Statistics Canada’s gross domestic product report Thursday says growth in services-producing industries in August were offset by declines in goods-producing industries.

The manufacturing sector was the largest drag on the economy, followed by utilities, wholesale and trade and transportation and warehousing.

The report noted shutdowns at Canada’s two largest railways contributed to a decline in transportation and warehousing.

A preliminary estimate for September suggests real gross domestic product grew by 0.3 per cent.

Statistics Canada’s estimate for the third quarter is weaker than the Bank of Canada’s projection of 1.5 per cent annualized growth.

The latest economic figures suggest ongoing weakness in the Canadian economy, giving the central bank room to continue cutting interest rates.
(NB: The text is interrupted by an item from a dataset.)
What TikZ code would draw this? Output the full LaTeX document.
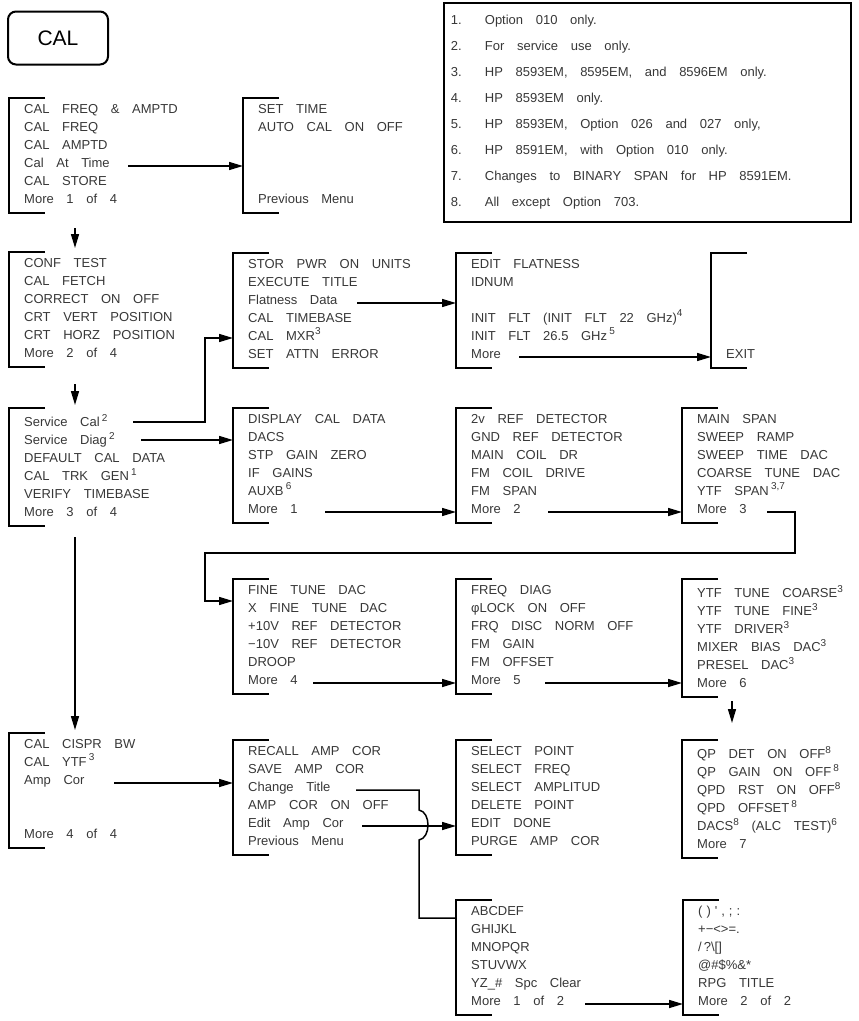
\documentclass[tikz,border=0pt]{standalone}
\usepackage{fontspec}
\setmainfont{Liberation Sans}[WordSpace=3.5]
\usepackage{tikz}
\usetikzlibrary{arrows.meta,calc}
\definecolor{inkgray}{RGB}{55,55,55}
\newcommand\sups[1]{\raisebox{5.3pt}{\fontsize{10}{10}\selectfont #1}}
\newcommand\rs{\rule[-3.5pt]{0pt}{12.5pt}}
\newcommand\menubracket[1]{%
  \draw[bracket] ([xshift=36pt]#1.north west) -- (#1.north west)
    -- (#1.south west) -- ([xshift=36pt]#1.south west);}

\begin{document}
\begin{tikzpicture}[
  x=1pt,
  y=-1pt,
  menu/.style={
    anchor=north west,
    inner xsep=15pt,
    inner ysep=6pt,
    align=left,
    text=inkgray,
    font={\fontsize{13}{18}\selectfont}
  },
  bracket/.style={
    line width=2.2pt,
    draw=black
  },
  calkey/.style={
    draw=black,
    line width=2pt,
    rounded corners=8pt,
    minimum width=100pt,
    minimum height=53pt,
    font={\fontsize{21}{24}\selectfont}
  },
  notebox/.style={
    draw=black,
    line width=1.8pt,
    anchor=north west,
    inner xsep=7pt,
    inner ysep=12.2pt,
    text width=393pt,
    align=flush left,
    text=inkgray,
    font={\fontsize{13}{26}\selectfont}
  },
  link/.style={
    line width=1.5pt,
    draw=black
  },
  arr/.style={
    link,
    -{Triangle[length=14pt,width=8pt]}
  }
]

\useasboundingbox (0,0) rectangle (859,1021);

\node[calkey] (CalKey) at (58,38) {CAL};

\node[notebox] (Notes) at (443,2)
  {\rs\makebox[34pt][l]{1.}Option 010 only.\\
   \makebox[34pt][l]{2.}For service use only.\\
   \makebox[34pt][l]{3.}HP 8593EM, 8595EM, and 8596EM only.\\
   \makebox[34pt][l]{4.}HP 8593EM only.\\
   \makebox[34pt][l]{5.}HP 8593EM, Option 026 and 027 only,\\
   \makebox[34pt][l]{6.}HP 8591EM, with Option 010 only.\\
   \makebox[34pt][l]{7.}Changes to BINARY SPAN for HP 8591EM.\\
   \makebox[34pt][l]{8.}All except Option 703.\rs};

\node[menu] (CalMenu) at (9,98)
  {\rs CAL FREQ \& AMPTD\\CAL FREQ\\CAL AMPTD\\Cal At Time\\CAL STORE\\More 1 of 4\rs};
\node[menu] (TimeMenu) at (243,98)
  {\rs SET TIME\\AUTO CAL ON OFF\\~\\~\\~\\Previous Menu\rs};

\node[menu] (ConfMenu) at (9,252)
  {\rs CONF TEST\\CAL FETCH\\CORRECT ON OFF\\CRT VERT POSITION\\CRT HORZ POSITION\\More 2 of 4\rs};
\node[menu] (StorMenu) at (233,253)
  {\rs STOR PWR ON UNITS\\EXECUTE TITLE\\Flatness Data\\CAL TIMEBASE\\CAL MXR\sups{3}\\SET ATTN ERROR\rs};
\node[menu] (FlatMenu) at (456,253)
  {\rs EDIT FLATNESS\\IDNUM\\~\\INIT FLT (INIT FLT 22 GHz)\sups{4}\\INIT FLT 26.5 GHz\,\sups{5}\\More\rs};
\node[menu] (ExitMenu) at (711,253)
  {\rs~\\~\\~\\~\\~\\EXIT\rs};

\node[menu] (SvcMenu) at (9,408)
  {\rs Service Cal\,\sups{2}\\Service Diag\,\sups{2}\\DEFAULT CAL DATA\\CAL TRK GEN\,\sups{1}\\VERIFY TIMEBASE\\More 3 of 4\rs};
\node[menu] (DiagMenu) at (233,408)
  {\rs DISPLAY CAL DATA\\DACS\\STP GAIN ZERO\\IF GAINS\\AUXB\,\sups{6}\\More 1\rs};
\node[menu] (RefMenu) at (456,408)
  {\rs 2v REF DETECTOR\\GND REF DETECTOR\\MAIN COIL DR\\FM COIL DRIVE\\FM SPAN\\More 2\rs};
\node[menu] (SpanMenu) at (682,408)
  {\rs MAIN SPAN\\SWEEP RAMP\\SWEEP TIME DAC\\COARSE TUNE DAC\\YTF SPAN\,\sups{3,7}\\More 3\rs};

\node[menu] (FineMenu) at (233,579)
  {\rs FINE TUNE DAC\\X FINE TUNE DAC\\+10V REF DETECTOR\\−10V REF DETECTOR\\DROOP\\More 4\rs};
\node[menu] (FreqMenu) at (456,579)
  {\rs FREQ DIAG\\φLOCK ON OFF\\FRQ DISC NORM OFF\\FM GAIN\\FM OFFSET\\More 5\rs};
\node[menu] (YtfMenu) at (682,579)
  {\rs YTF TUNE COARSE\sups{3}\\YTF TUNE FINE\sups{3}\\YTF DRIVER\sups{3}\\MIXER BIAS DAC\sups{3}\\PRESEL DAC\sups{3}\\More 6\rs};

\node[menu] (CisprMenu) at (9,733)
  {\rs CAL CISPR BW\\CAL YTF\,\sups{3}\\Amp Cor\\~\\~\\More 4 of 4\rs};
\node[menu] (AmpMenu) at (233,740)
  {\rs RECALL AMP COR\\SAVE AMP COR\\Change Title\\AMP COR ON OFF\\Edit Amp Cor\\Previous Menu\rs};
\node[menu] (EditMenu) at (456,740)
  {\rs SELECT POINT\\SELECT FREQ\\SELECT AMPLITUD\\DELETE POINT\\EDIT DONE\\PURGE AMP COR\rs};
\node[menu] (QpMenu) at (682,740)
  {\rs QP DET ON OFF\sups{8}\\QP GAIN ON OFF\,\sups{8}\\QPD RST ON OFF\sups{8}\\QPD OFFSET\,\sups{8}\\DACS\sups{8} (ALC TEST)\sups{6}\\More 7\rs};

\node[menu] (AbcMenu) at (456,900)
  {\rs ABCDEF\\GHIJKL\\MNOPQR\\STUVWX\\YZ\_\# Spc Clear\\More 1 of 2\rs};
\node[menu] (SymMenu) at (683,900)
  {\rs (\kern4pt)\kern4pt\textquotesingle\kern4pt,\kern4pt;\kern4pt:\\+−<>=.\\/\kern2pt?\textbackslash[]\\@\#\$\%\&*\\RPG TITLE\\More 2 of 2\rs};

\menubracket{CalMenu}
\menubracket{TimeMenu}
\menubracket{ConfMenu}
\menubracket{StorMenu}
\menubracket{FlatMenu}
\menubracket{ExitMenu}
\menubracket{SvcMenu}
\menubracket{DiagMenu}
\menubracket{RefMenu}
\menubracket{SpanMenu}
\menubracket{FineMenu}
\menubracket{FreqMenu}
\menubracket{YtfMenu}
\menubracket{CisprMenu}
\menubracket{AmpMenu}
\menubracket{EditMenu}
\menubracket{QpMenu}
\menubracket{AbcMenu}
\menubracket{SymMenu}

\coordinate (CalAtTime) at (128,166);
\coordinate (DownOne)   at (75,228);
\coordinate (DownTwo)   at (75,384);
\coordinate (DownThree) at (75,537);
\coordinate (DownSix)   at (732,701);
\coordinate (SvcCal)    at (133,422);
\coordinate (CalMxr)    at (205,338);
\coordinate (SvcDiag)   at (141,440);
\coordinate (FlatData)  at (357,303);
\coordinate (FlatMore)  at (519,357);
\coordinate (MoreOne)   at (325,512);
\coordinate (MoreTwo)   at (548,512);
\coordinate (MoreThree) at (767,512);
\coordinate (ThreeTurn) at (795,553);
\coordinate (FineIn)    at (205,601);
\coordinate (MoreFour)  at (313,683);
\coordinate (MoreFive)  at (545,683);
\coordinate (AmpCor)    at (114,783);
\coordinate (ChgTitle)  at (356,790);
\coordinate (HopTop)    at (419,810);
\coordinate (HopBot)    at (419,840);
\coordinate (TitleIn)   at (419,918);
\coordinate (EditAmp)   at (362,826);
\coordinate (OneOfTwo)  at (585,1004);

\draw[arr] (CalAtTime) -- (CalAtTime -| TimeMenu.west);
\draw[arr,shorten >=4pt] (DownOne) -- (DownOne |- ConfMenu.north);
\draw[arr,shorten >=3pt] (DownTwo) -- (DownTwo |- SvcMenu.north);
\draw[arr,shorten >=3pt] (DownThree) -- (DownThree |- CisprMenu.north);
\draw[arr,shorten >=17pt] (DownSix) -- (DownSix |- QpMenu.north);

\draw[arr] (SvcCal) -| (CalMxr) -- (CalMxr -| StorMenu.west);
\draw[arr] (SvcDiag) -- (SvcDiag -| DiagMenu.west);
\draw[arr] (FlatData) -- (FlatData -| FlatMenu.west);
\draw[arr] (FlatMore) -- (FlatMore -| ExitMenu.west);

\draw[arr] (MoreOne) -- (MoreOne -| RefMenu.west);
\draw[arr] (MoreTwo) -- (MoreTwo -| SpanMenu.west);
\draw[arr] (MoreThree) -| (ThreeTurn) -| (FineIn) -- (FineIn -| FineMenu.west);
\draw[arr] (MoreFour) -- (MoreFour -| FreqMenu.west);
\draw[arr] (MoreFive) -- (MoreFive -| YtfMenu.west);

\draw[arr] (AmpCor) -- (AmpCor -| AmpMenu.west);
\draw[link] (ChgTitle) -| (HopTop)
  .. controls (431,812) and (431,838) .. (HopBot)
  -- (TitleIn) -- (TitleIn -| AbcMenu.west);
\draw[arr] (EditAmp) -- (EditAmp -| EditMenu.west);
\draw[arr] (OneOfTwo) -- (OneOfTwo -| SymMenu.west);

\end{tikzpicture}
\end{document}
But the size of that cut is still uncertain, with lots more data to come on inflation and the economy before the Bank of Canada’s next rate decision on Dec. 11.

“We don’t think this will ring any alarm bells for the (Bank of Canada) but it puts more emphasis on their fears around a weakening economy,” TD economist Marc Ercolao wrote.

The central bank has acknowledged repeatedly the economy is weak and that growth needs to pick back up.

Last week, the Bank of Canada delivered a half-percentage point interest rate cut in response to inflation returning to its two per cent target.

Governor Tiff Macklem wouldn’t say whether the central bank will follow up with another jumbo cut in December and instead said the central bank will take interest rate decisions one a time based on incoming economic data.

The central bank is expecting economic growth to rebound next year as rate cuts filter through the economy.